Line by line, repeat the data below exactly, beginning at the first line and ending at the line with "Chart.register(...registerables);". Omit pictures.
<<<<
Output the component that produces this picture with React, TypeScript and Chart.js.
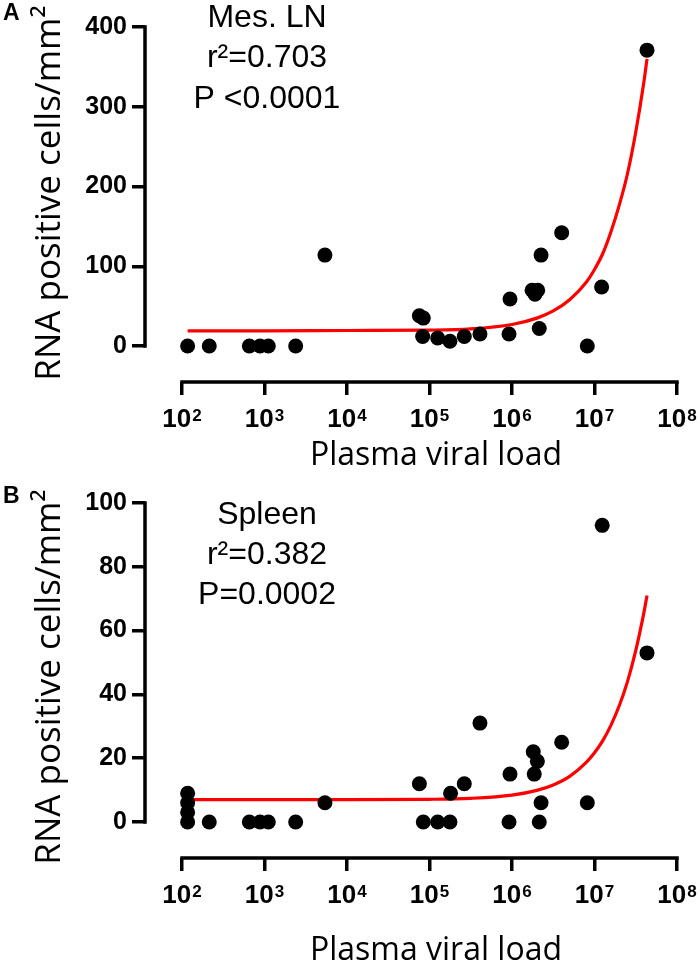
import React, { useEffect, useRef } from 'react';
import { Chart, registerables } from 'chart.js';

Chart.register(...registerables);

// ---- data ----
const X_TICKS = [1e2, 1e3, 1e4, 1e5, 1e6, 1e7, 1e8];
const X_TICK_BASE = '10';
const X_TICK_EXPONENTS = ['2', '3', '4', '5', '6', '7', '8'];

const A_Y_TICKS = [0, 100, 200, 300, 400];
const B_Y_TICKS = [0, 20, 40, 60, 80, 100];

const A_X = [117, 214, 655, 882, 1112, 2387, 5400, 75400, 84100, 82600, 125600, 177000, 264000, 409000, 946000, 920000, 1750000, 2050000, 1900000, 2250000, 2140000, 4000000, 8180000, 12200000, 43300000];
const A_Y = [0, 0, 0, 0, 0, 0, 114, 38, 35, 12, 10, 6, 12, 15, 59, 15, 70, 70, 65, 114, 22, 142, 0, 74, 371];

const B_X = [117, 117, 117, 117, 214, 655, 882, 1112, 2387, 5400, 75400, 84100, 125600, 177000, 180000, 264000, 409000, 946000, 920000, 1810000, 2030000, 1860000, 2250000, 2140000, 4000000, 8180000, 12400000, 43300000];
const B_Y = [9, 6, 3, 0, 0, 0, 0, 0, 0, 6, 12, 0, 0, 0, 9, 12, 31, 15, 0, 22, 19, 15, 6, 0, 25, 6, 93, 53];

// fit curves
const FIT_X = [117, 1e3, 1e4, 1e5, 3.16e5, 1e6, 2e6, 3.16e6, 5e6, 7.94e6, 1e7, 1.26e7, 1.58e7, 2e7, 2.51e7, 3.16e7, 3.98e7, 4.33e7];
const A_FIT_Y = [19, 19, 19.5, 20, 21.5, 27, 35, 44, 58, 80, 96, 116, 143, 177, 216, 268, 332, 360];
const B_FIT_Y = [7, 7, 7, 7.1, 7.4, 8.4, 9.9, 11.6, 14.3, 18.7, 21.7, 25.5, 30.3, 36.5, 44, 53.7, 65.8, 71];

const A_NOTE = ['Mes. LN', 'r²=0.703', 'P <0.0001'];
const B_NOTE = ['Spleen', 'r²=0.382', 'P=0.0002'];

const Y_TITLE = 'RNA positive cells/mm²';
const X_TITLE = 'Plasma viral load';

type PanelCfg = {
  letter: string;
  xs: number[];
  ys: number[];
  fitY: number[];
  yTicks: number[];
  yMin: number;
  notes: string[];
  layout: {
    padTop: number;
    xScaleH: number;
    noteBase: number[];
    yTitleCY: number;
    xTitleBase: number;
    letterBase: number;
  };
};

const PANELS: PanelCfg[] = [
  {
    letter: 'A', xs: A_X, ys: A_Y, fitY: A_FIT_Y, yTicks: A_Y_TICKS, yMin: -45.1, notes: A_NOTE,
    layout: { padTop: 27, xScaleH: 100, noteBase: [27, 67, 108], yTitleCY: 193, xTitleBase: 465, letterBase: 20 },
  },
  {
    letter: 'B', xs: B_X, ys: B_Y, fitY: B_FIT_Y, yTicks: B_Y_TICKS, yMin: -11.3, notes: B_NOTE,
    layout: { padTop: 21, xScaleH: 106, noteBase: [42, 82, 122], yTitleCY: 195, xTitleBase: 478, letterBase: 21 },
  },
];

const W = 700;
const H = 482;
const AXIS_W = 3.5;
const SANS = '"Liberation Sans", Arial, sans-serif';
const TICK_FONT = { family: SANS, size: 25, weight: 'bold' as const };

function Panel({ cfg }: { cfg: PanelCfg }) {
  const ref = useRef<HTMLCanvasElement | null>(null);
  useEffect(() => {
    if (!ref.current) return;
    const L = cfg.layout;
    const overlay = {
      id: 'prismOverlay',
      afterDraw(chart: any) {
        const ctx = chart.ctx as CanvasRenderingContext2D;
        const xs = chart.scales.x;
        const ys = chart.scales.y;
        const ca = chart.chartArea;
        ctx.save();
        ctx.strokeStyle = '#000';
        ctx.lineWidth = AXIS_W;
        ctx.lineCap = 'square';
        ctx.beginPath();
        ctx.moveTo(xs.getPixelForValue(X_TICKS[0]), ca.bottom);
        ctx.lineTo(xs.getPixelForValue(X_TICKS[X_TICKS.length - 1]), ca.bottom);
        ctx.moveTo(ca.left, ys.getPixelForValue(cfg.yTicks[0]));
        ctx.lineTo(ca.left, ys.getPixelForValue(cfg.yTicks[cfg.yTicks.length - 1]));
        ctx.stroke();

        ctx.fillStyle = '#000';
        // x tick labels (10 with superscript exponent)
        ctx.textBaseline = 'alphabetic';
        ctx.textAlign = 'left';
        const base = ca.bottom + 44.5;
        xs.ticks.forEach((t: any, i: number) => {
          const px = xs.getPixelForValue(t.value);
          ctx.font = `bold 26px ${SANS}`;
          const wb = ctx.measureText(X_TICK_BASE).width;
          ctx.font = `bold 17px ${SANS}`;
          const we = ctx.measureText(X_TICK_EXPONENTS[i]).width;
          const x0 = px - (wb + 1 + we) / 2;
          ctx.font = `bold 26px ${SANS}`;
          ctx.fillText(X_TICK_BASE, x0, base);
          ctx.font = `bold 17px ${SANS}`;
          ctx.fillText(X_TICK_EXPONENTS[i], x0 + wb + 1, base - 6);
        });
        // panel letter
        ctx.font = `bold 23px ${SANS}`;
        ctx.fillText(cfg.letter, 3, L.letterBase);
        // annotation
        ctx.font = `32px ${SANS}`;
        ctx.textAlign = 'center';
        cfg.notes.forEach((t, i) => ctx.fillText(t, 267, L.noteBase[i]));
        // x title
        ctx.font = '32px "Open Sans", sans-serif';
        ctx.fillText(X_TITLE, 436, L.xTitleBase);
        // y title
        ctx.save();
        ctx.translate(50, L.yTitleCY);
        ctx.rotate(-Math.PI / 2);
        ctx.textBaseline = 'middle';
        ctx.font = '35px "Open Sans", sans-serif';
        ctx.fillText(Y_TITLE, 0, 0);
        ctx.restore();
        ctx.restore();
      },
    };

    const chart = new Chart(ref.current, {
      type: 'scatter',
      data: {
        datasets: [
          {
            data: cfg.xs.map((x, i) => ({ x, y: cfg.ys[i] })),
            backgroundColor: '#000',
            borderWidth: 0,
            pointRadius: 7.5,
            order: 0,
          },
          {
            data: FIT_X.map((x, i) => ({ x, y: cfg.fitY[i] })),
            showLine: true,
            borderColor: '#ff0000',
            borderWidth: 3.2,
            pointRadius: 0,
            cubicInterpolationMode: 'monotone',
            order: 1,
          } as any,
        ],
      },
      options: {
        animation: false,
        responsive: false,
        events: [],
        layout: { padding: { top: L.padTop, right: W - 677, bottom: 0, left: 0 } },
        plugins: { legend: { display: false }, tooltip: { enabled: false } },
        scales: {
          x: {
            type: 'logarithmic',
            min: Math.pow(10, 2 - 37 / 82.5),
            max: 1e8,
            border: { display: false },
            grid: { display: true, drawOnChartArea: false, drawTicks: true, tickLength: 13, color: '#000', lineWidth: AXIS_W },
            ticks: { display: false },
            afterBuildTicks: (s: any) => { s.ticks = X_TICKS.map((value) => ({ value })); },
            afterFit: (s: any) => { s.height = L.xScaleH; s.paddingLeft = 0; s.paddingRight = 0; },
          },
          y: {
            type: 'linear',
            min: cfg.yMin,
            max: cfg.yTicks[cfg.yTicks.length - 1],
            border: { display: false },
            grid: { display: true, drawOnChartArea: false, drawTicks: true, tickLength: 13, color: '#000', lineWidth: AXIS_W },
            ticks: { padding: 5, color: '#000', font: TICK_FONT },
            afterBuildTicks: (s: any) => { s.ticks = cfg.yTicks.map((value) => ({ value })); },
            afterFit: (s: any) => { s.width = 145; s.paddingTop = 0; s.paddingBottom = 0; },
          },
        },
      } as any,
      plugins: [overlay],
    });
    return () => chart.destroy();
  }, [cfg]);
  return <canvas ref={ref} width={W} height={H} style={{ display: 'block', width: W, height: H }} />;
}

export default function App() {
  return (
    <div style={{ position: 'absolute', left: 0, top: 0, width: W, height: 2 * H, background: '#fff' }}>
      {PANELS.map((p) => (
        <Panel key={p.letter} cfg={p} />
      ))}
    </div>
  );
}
>>>>
* Final result *
Output the component that produces this picture with React, TypeScript and Chart.js.
import React, { useEffect, useRef } from 'react';
import { Chart, registerables } from 'chart.js';

Chart.register(...registerables);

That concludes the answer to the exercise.